→ TASK INPUTS
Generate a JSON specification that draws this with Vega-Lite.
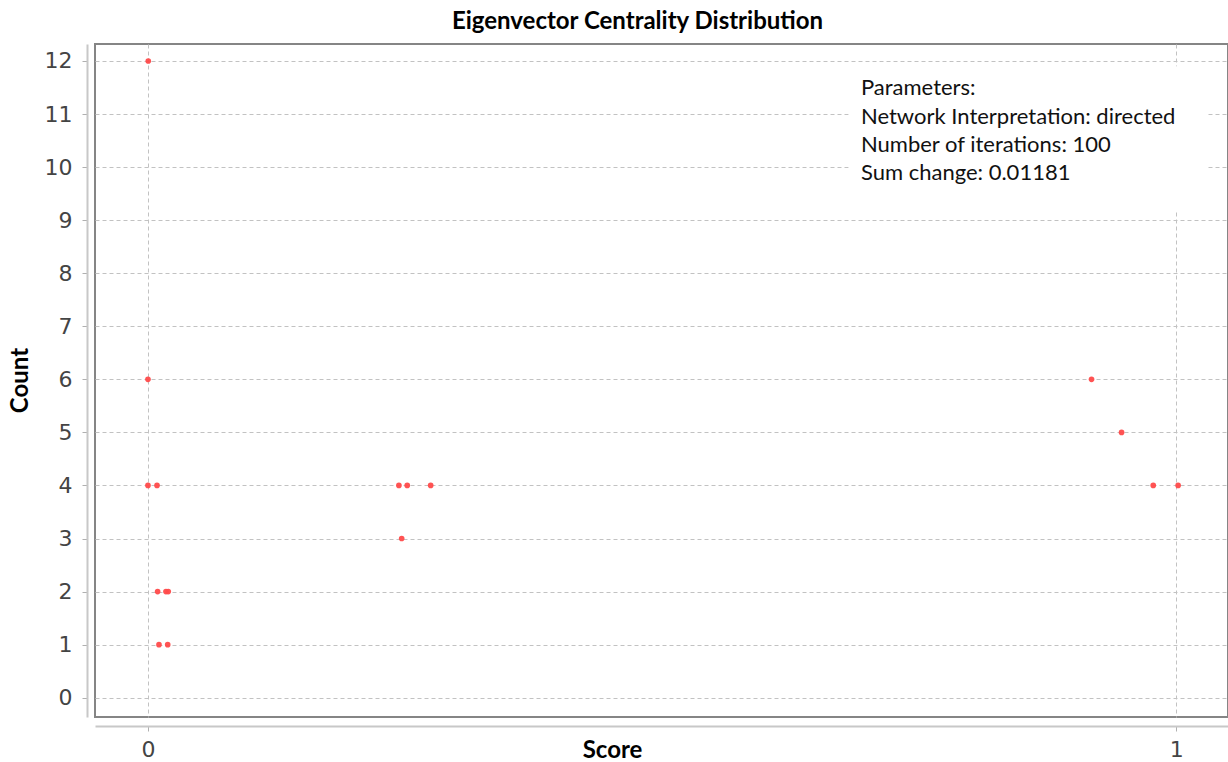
{
  "$schema": "https://vega.github.io/schema/vega-lite/v6.json",
  "autosize": "none",
  "padding": {"left": 95, "top": 44, "right": 0, "bottom": 45},
  "width": 1133,
  "height": 673,
  "background": "white",
  "title": {
    "text": "Eigenvector Centrality Distribution",
    "anchor": "middle",
    "frame": "group",
    "dx": -24,
    "dy": 24,
    "baseline": "alphabetic",
    "offset": 15,
    "font": "Lato",
    "fontSize": 24,
    "fontWeight": "bold",
    "color": "#000000"
  },
  "config": {
    "view": {"stroke": "#858585", "strokeWidth": 2},
    "axis": {
      "grid": true,
      "gridColor": "#c2c2c2",
      "gridDash": [4, 3],
      "gridWidth": 1,
      "domainColor": "#c8c8c8",
      "domainWidth": 2,
      "tickColor": "#b0b0b0",
      "tickSize": 5,
      "labelFont": "DejaVu Sans",
      "labelFontSize": 22,
      "labelColor": "#444444",
      "titleFont": "Lato",
      "titleFontSize": 24,
      "titleFontWeight": "bold",
      "titleColor": "#000000"
    }
  },
  "datasets": {
    "points": [
      {"score": 0.0003, "count": 12},
      {"score": 0.0, "count": 6},
      {"score": 0.0, "count": 4},
      {"score": 0.0088, "count": 4},
      {"score": 0.244, "count": 4},
      {"score": 0.2521, "count": 4},
      {"score": 0.2749, "count": 4},
      {"score": 0.2467, "count": 3},
      {"score": 0.9175, "count": 6},
      {"score": 0.9467, "count": 5},
      {"score": 0.9775, "count": 4},
      {"score": 1.0017, "count": 4},
      {"score": 0.0094, "count": 2},
      {"score": 0.0175, "count": 2},
      {"score": 0.0197, "count": 2},
      {"score": 0.0107, "count": 1},
      {"score": 0.0192, "count": 1}
    ],
    "box": [
      {"x1": 0.6815, "x2": 1.0295, "y1": 11.9, "y2": 9.16}
    ],
    "notes": [
      {"x": 0.6933, "y": 11.35, "line": "Parameters:"},
      {"x": 0.6933, "y": 10.82, "line": "Network Interpretation: directed"},
      {"x": 0.6933, "y": 10.28, "line": "Number of iterations: 100"},
      {"x": 0.6933, "y": 9.76, "line": "Sum change: 0.01181"}
    ]
  },
  "layer": [
    {
      "data": {"name": "points"},
      "mark": {"type": "circle", "size": 32, "color": "#ff4a4a", "opacity": 0.95},
      "encoding": {
        "x": {
          "field": "score",
          "type": "quantitative",
          "scale": {"domain": [-0.0515, 1.0502], "nice": false, "zero": false},
          "axis": {
            "values": [0, 1],
            "format": "d",
            "offset": 9,
            "labelPadding": 8,
            "title": "Score",
            "titleX": 517,
            "titleY": 24,
            "titleAnchor": "middle",
            "titleAlign": "center",
            "titleBaseline": "middle"
          }
        },
        "y": {
          "field": "count",
          "type": "quantitative",
          "scale": {"domain": [-0.364, 12.32], "nice": false, "zero": false},
          "axis": {
            "values": [0, 1, 2, 3, 4, 5, 6, 7, 8, 9, 10, 11, 12],
            "format": "d",
            "offset": 8,
            "labelPadding": 10,
            "title": "Count",
            "titleX": -67,
            "titleY": 336,
            "titleAngle": -90,
            "titleAlign": "center",
            "titleBaseline": "middle"
          }
        }
      }
    },
    {
      "data": {"name": "box"},
      "mark": {"type": "rect", "fill": "white", "stroke": null},
      "encoding": {
        "x": {"field": "x1", "type": "quantitative"},
        "x2": {"field": "x2"},
        "y": {"field": "y1", "type": "quantitative"},
        "y2": {"field": "y2"}
      }
    },
    {
      "data": {"name": "notes"},
      "mark": {"type": "text", "align": "left", "baseline": "alphabetic", "font": "Lato", "fontSize": 22, "color": "#111111"},
      "encoding": {
        "x": {"field": "x", "type": "quantitative"},
        "y": {"field": "y", "type": "quantitative"},
        "text": {"field": "line", "type": "nominal"}
      }
    }
  ]
}
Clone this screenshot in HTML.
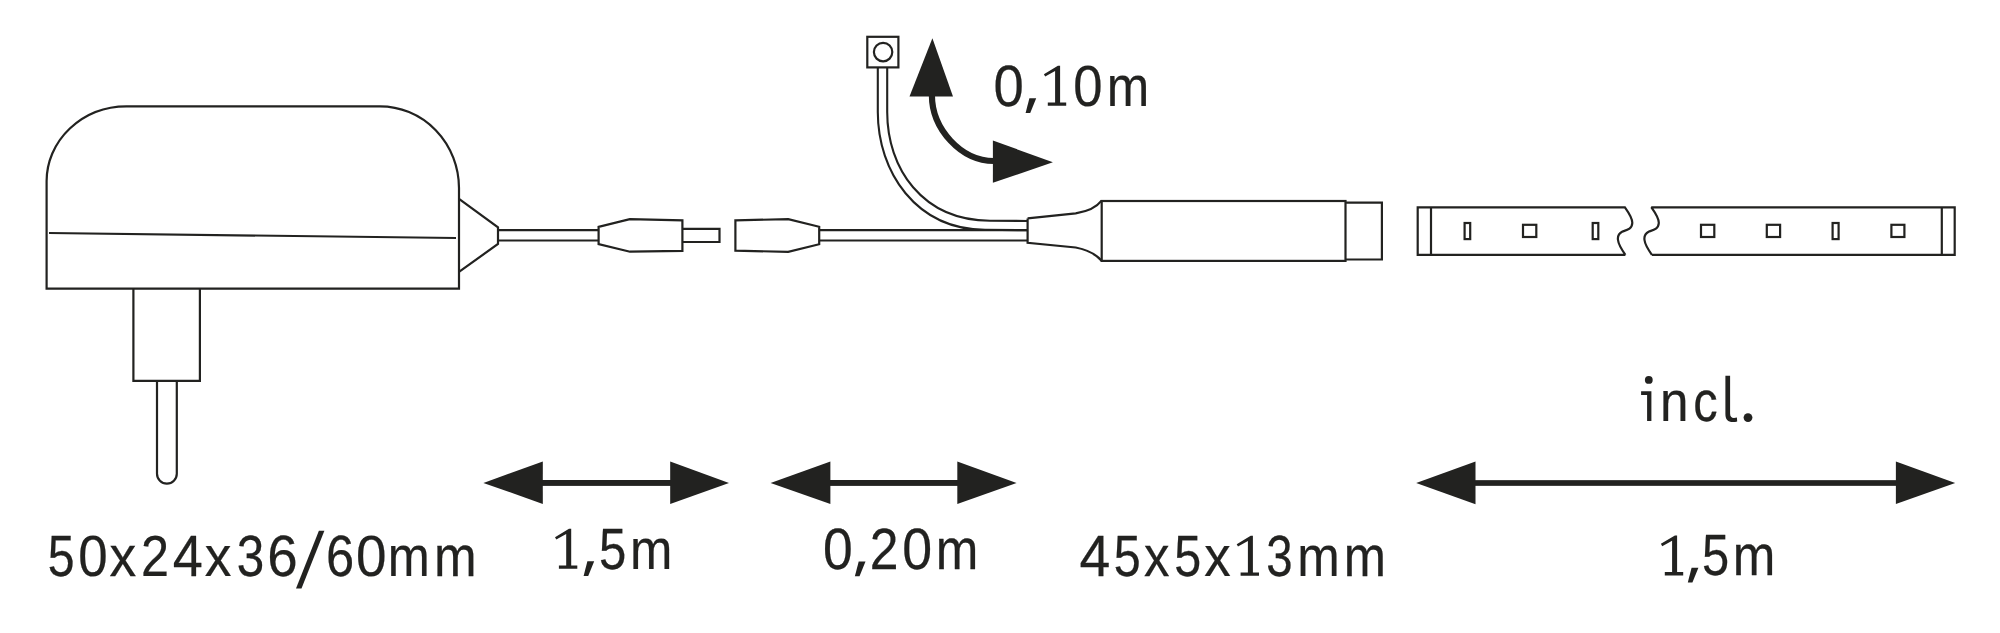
<!DOCTYPE html>
<html><head><meta charset="utf-8">
<style>
html,body{margin:0;padding:0;background:#fff;width:2000px;height:633px;overflow:hidden}
svg{display:block}
text{font-family:"Liberation Sans",sans-serif;font-size:57.6px;fill:#222220;stroke:#222220;stroke-width:0.25px}
.t{fill:#222220}
</style></head><body>
<svg width="2000" height="633" viewBox="0 0 2000 633">
<g fill="none" stroke="#222220" stroke-width="2.2" stroke-linejoin="miter">
  <!-- adapter body -->
  <path d="M46.6,288.6 V181 A80,75 0 0 1 126.5,106.3 H380 A79,82 0 0 1 459,188 V288.6 Z"/>
  <line x1="49" y1="233" x2="456" y2="238"/>
  <!-- plug -->
  <path d="M133.4,288.6 V380.8 H199.9 V288.6"/>
  <path d="M157,380.8 V473.7 A9.9,9.9 0 0 0 176.8,473.7 V380.8"/>
  <!-- strain relief -->
  <path d="M459,198.8 L498,227.3 V244 L459,271.8"/>
  <!-- cable 1 -->
  <line x1="498" y1="230.2" x2="598.5" y2="230.2"/>
  <line x1="498" y1="240.5" x2="598.5" y2="240.5"/>
  <!-- male connector -->
  <path d="M598.6,226.9 L629.8,219.2 L682.4,220.3 V250.8 L630,251.7 L598.6,244.1 Z"/>
  <path d="M682.4,228.9 H719.5 V242 H682.4"/>
  <!-- female connector -->
  <path d="M735.4,220.4 L788.2,219.1 L819.2,226.8 V244.2 L788.2,251.8 L735.4,250.7 Z"/>
  <!-- cable 2 -->
  <line x1="819.4" y1="230.2" x2="1027.6" y2="230.2"/>
  <line x1="819.4" y1="240.5" x2="1027.6" y2="240.5"/>
  <!-- sensor cable -->
  <g stroke-width="2.1">
  <rect x="867.3" y="36.8" width="31.1" height="30.6" stroke-width="2.2"/>
  <circle cx="883.1" cy="52.1" r="9.2" stroke-width="2.2"/>
  <path d="M877.8,67.4 V112 C877.8,172 916,229.5 985,229.8 L1027.6,230.2"/>
  <path d="M887.2,67.4 V112 C887.2,168 922,220.5 990,220.7 L1027.6,221"/>
  </g>
  <!-- controller boot -->
  <path d="M1027.6,218.4 V242.8 L1075.7,247.5 C1088,250 1096,254 1101.6,260.8"/>
  <path d="M1027.6,218.4 L1075.7,213.4 C1088,211.5 1096,208 1101.6,200.7"/>
  <!-- controller box -->
  <rect x="1101.7" y="201" width="243.8" height="59.9"/>
  <path d="M1345.5,202.6 H1381.9 V259.5 H1345.5"/>
  <!-- LED strip section 1 -->
  <path stroke-miterlimit="2" d="M1625.4,254.8 H1417.7 V207.3 H1624.9 C1629,213 1632.5,218 1632.3,223 C1632,229 1627,230 1622.5,231.5 C1618.5,233.5 1617.5,236.5 1618,240 C1618.5,245 1622,250 1625.4,254.8"/>
  <line x1="1431" y1="207.3" x2="1431" y2="254.8"/>
  <rect x="1464.6" y="223" width="5.6" height="16.1"/>
  <rect x="1523" y="224.8" width="13.3" height="12.2"/>
  <rect x="1592.7" y="223" width="5.6" height="16.1"/>
  <!-- LED strip section 2 -->
  <path stroke-miterlimit="2" d="M1651.9,254.8 H1954.7 V207.3 H1651.4 C1655.5,213 1659,218 1658.8,223 C1658.5,229 1653.5,230 1649,231.5 C1645,233.5 1644,236.5 1644.5,240 C1645,245 1648.5,250 1651.9,254.8"/>
  <line x1="1941.8" y1="207.3" x2="1941.8" y2="254.8"/>
  <rect x="1701" y="224.8" width="13.3" height="12.2"/>
  <rect x="1766.8" y="224.8" width="13.3" height="12.2"/>
  <rect x="1832.6" y="223" width="6" height="16.1"/>
  <rect x="1891.4" y="224.8" width="13" height="12.2"/>
</g>
<g fill="#222220" stroke="none">
  <!-- curved arrow -->
  <polygon points="932.4,38.2 909.5,96.4 953,96.4"/>
  <polygon points="992.9,140.5 1052.9,162.3 992.9,182.8"/>
  <!-- dimension arrows -->
  <polygon points="483.4,482.9 542.8,461.5 542.8,503.9"/>
  <polygon points="729,482.9 670.2,461.5 670.2,503.9"/>
  <rect x="542" y="480" width="129" height="5.9"/>
  <polygon points="770.6,482.9 830.4,461.5 830.4,503.9"/>
  <polygon points="1016.6,482.9 957.3,461.5 957.3,503.9"/>
  <rect x="830" y="480" width="128" height="5.9"/>
  <polygon points="1416.2,483.1 1475.5,461.6 1475.5,504.2"/>
  <polygon points="1955.2,483 1895.9,461.6 1895.9,504.1"/>
  <rect x="1475" y="480.15" width="421" height="5.7"/>
</g>
<path d="M931.9,95 C931.9,129 961,161 994,161" fill="none" stroke="#222220" stroke-width="6.2"/>
<text transform="translate(993.50,105.60) scale(0.9461,1)">0</text>
<polygon class="t" points="1029.4,98.2 1036.2,98.2 1030.2,112.9 1025.6,112.9"/>
<path class="t" d="M1055.10,71.10 L1045.20,76.60 L1043.90,74.20 L1057.90,65.80 L1060.10,65.80 L1060.10,102.40 L1066.20,102.40 L1066.20,105.80 L1047.80,105.80 L1047.80,102.40 L1055.10,102.40 Z"/>
<text transform="translate(1073.17,105.60) scale(0.9134,1)">0</text>
<text transform="translate(1106.64,105.60) scale(0.8858,1)">m</text>
<path class="t" d="M566.20,534.10 L556.30,539.60 L555.00,537.20 L569.00,528.80 L571.20,528.80 L571.20,565.40 L577.30,565.40 L577.30,568.80 L558.90,568.80 L558.90,565.40 L566.20,565.40 Z"/>
<polygon class="t" points="587.4,561.2 594.2,561.2 588.2,575.9 583.6,575.9"/>
<text transform="translate(599.06,568.60) scale(0.8514,1)">5</text>
<text transform="translate(630.05,568.60) scale(0.8833,1)">m</text>
<text transform="translate(822.94,569.00) scale(0.9279,1)">0</text>
<polygon class="t" points="858.7,561.6 865.5,561.6 859.5,576.3 854.9,576.3"/>
<text transform="translate(869.73,569.00) scale(0.8975,1)">2</text>
<text transform="translate(902.23,569.00) scale(0.9316,1)">0</text>
<text transform="translate(935.63,569.00) scale(0.8883,1)">m</text>
<text transform="translate(47.70,575.60) scale(0.8367,1)">5</text>
<text transform="translate(78.36,575.60) scale(0.9170,1)">0</text>
<text transform="translate(109.42,575.60) scale(0.9279,1)">x</text>
<text transform="translate(140.89,575.60) scale(0.8746,1)">2</text>
<text transform="translate(172.78,575.60) scale(0.9388,1)">4</text>
<text transform="translate(204.83,575.60) scale(0.9243,1)">x</text>
<text transform="translate(236.74,575.60) scale(0.8587,1)">3</text>
<text transform="translate(267.25,575.60) scale(0.9500,1)">6</text>
<text transform="translate(325.96,575.60) scale(0.8785,1)">6</text>
<text transform="translate(355.98,575.60) scale(0.9534,1)">0</text>
<text transform="translate(387.77,575.60) scale(0.8759,1)">m</text>
<text transform="translate(434.03,575.60) scale(0.8883,1)">m</text>
<text transform="translate(1079.46,575.60) scale(0.9595,1)">4</text>
<text transform="translate(1113.69,575.60) scale(0.8404,1)">5</text>
<text transform="translate(1143.95,575.60) scale(0.8843,1)">x</text>
<text transform="translate(1174.29,575.60) scale(0.8404,1)">5</text>
<text transform="translate(1204.13,575.60) scale(0.9170,1)">x</text>
<path class="t" d="M1247.90,541.10 L1238.00,546.60 L1236.70,544.20 L1250.70,535.80 L1252.90,535.80 L1252.90,572.40 L1259.00,572.40 L1259.00,575.80 L1240.60,575.80 L1240.60,572.40 L1247.90,572.40 Z"/>
<text transform="translate(1266.22,575.60) scale(0.8221,1)">3</text>
<text transform="translate(1297.34,575.60) scale(0.8858,1)">m</text>
<text transform="translate(1343.76,575.60) scale(0.8808,1)">m</text>
<text transform="translate(1660.02,420.80) scale(0.8889,1)">n</text>
<text transform="translate(1693.15,420.80) scale(0.8476,1)">c</text>
<path class="t" d="M1672.10,540.70 L1662.20,546.20 L1660.90,543.80 L1674.90,535.40 L1677.10,535.40 L1677.10,572.00 L1683.20,572.00 L1683.20,575.40 L1664.80,575.40 L1664.80,572.00 L1672.10,572.00 Z"/>
<polygon class="t" points="1691.6,567.8 1698.4,567.8 1692.4,582.5 1687.8,582.5"/>
<text transform="translate(1701.97,575.20) scale(0.8477,1)">5</text>
<text transform="translate(1732.73,575.20) scale(0.8883,1)">m</text>
<polygon class="t" points="318.9,530.7 324.4,530.7 301.5,588.5 296,588.5"/>
<path class="t" d="M1641.1,391.2 H1651.4 V421.1 H1647.1 V394.9 H1641.1 Z"/><circle class="t" cx="1648.8" cy="379.9" r="3.9"/>
<path class="t" d="M1725.4,375.8 H1730.1 V413.5 C1730.1,416.6 1731.4,417.9 1734,417.9 L1736.9,417.6 L1737.2,421.4 C1735.8,421.8 1734.5,422 1733,422 C1727.8,422 1725.4,419.5 1725.4,414 Z"/><circle class="t" cx="1748" cy="417.6" r="4.4"/>
</svg>
</body></html>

→ WHAT IS BEING ASKED
Copy and report every line where the word "this" is present.

→ RESULT BELOW
Generate a JSON specification that draws this with Vega-Lite.
Clone this screenshot in HTML.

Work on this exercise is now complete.